Privacy Analytics Launches Solution for Structured and Unstructured Data for Secondary Use

Press ReleaseWASHINGTON – Building on its award-winning anonymization software, PARAT, Privacy Analytics Inc. ( announced the availability of PARAT 5.3, which extends its de-identification and masking capabilities to unstructured data. According to one organization, 80 percent of medical record data will be unstructured within two years, a critical source of analysis to ascertain new insights, innovation and knowledge for research hospitals and organizations, medical device companies, and insurance and medical claims providers, among others.1 The challenge for many organizations is accessing and analyzing unstructured and structured data, while ensuring that the personal information it contains is robustly protected under HIPAA and other legal requirements.

The Biomedical Translational Research Information System (BTRIS) at the National Institutes of Health (NIH) Clinical Center, a biomedical research facility and an agency of the United States Department of Health and Human Services (DHHS), recently purchased (through a competitive bidding process) PARAT Text software, the standalone module of PARAT 5.3. The BTRIS trans-NIH clinical research data repository plans to anonymize unstructured text data from more than 400,000 patients for research purposes using PARAT Text. The government agency selected PARAT Text to augment the data currently available in “de-identified format” within the BTRIS repository. The addition of unstructured text data without personal identifiers to the repository will allow researchers access to NIH Clinical Center clinical documentation from 1976 to the present. Access to clinical documentation in addition to structured data in de-identified form allows researchers to test hypotheses for new research, confirm potential sample sizes for proposed research and find collaborators for cross-disciplinary research studies.

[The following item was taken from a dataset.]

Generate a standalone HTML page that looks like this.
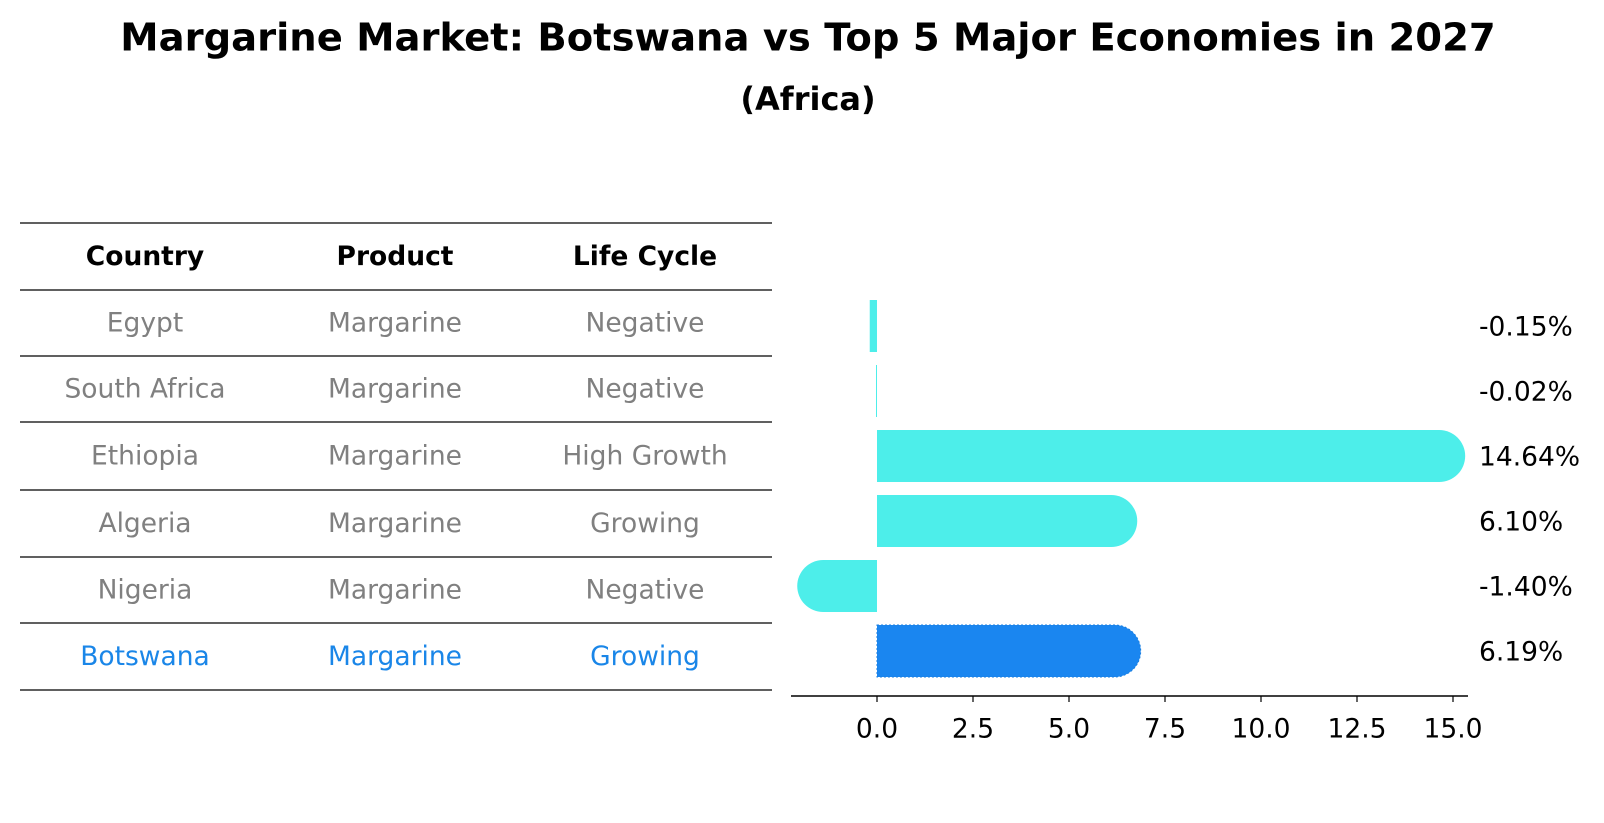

“PARAT 5.3 allows organizations to safeguard their data, while at the same time enabling them to gain richer analysis from an integrated solution that marries structured and unstructured anonymization,” said Khaled El Emam, CEO, Privacy Analytics Inc. “The software matches structured and unstructured data values, to ensure the consistency and integrity of data, while also tying masked personal information to corresponding anonymized unstructured text for richer analysis. This allows privacy officers to safeguard personal information across their enterprise and statisticians and data analytic professionals to leverage it for secondary use.”

Using a risk-based methodology to anonymize personal information in accordance with HIPAA and other legal requirements, PARAT 5.3 automates the masking and de-identification of data in standard database tables and text or XML-based documents. Very often this unstructured data resides in text-based formats, including, for example, in:

  1. Electronic health records where personal information resides in free form text, is often exported in XML format, and must be anonomyized for analysis;
  2. Medical devices where unstructured data or free form text from machine “dumps” or downloads (i.e. x-ray machines or CAT scans) are sent to a database(s) for analysis; and,
  3. On-line Forums where patients or providers discuss their conditions or cases, and this narrative needs to be anonymized to facilitate sentiment analysis and other forms of information extraction.

The PARAT masks or renders personal information, such as names, phone numbers and medical record numbers (MRNs) unrecognizable, which due to the resulting obfuscation prevents its analysis. In the same database, however, PARAT 5.3 can de-identify or alter indirect personal identifiers, such as date of birth, medical facility name, and ZIP or postal code, to enable high quality, aggregate and individual-level analysis while protecting personal information at the same time.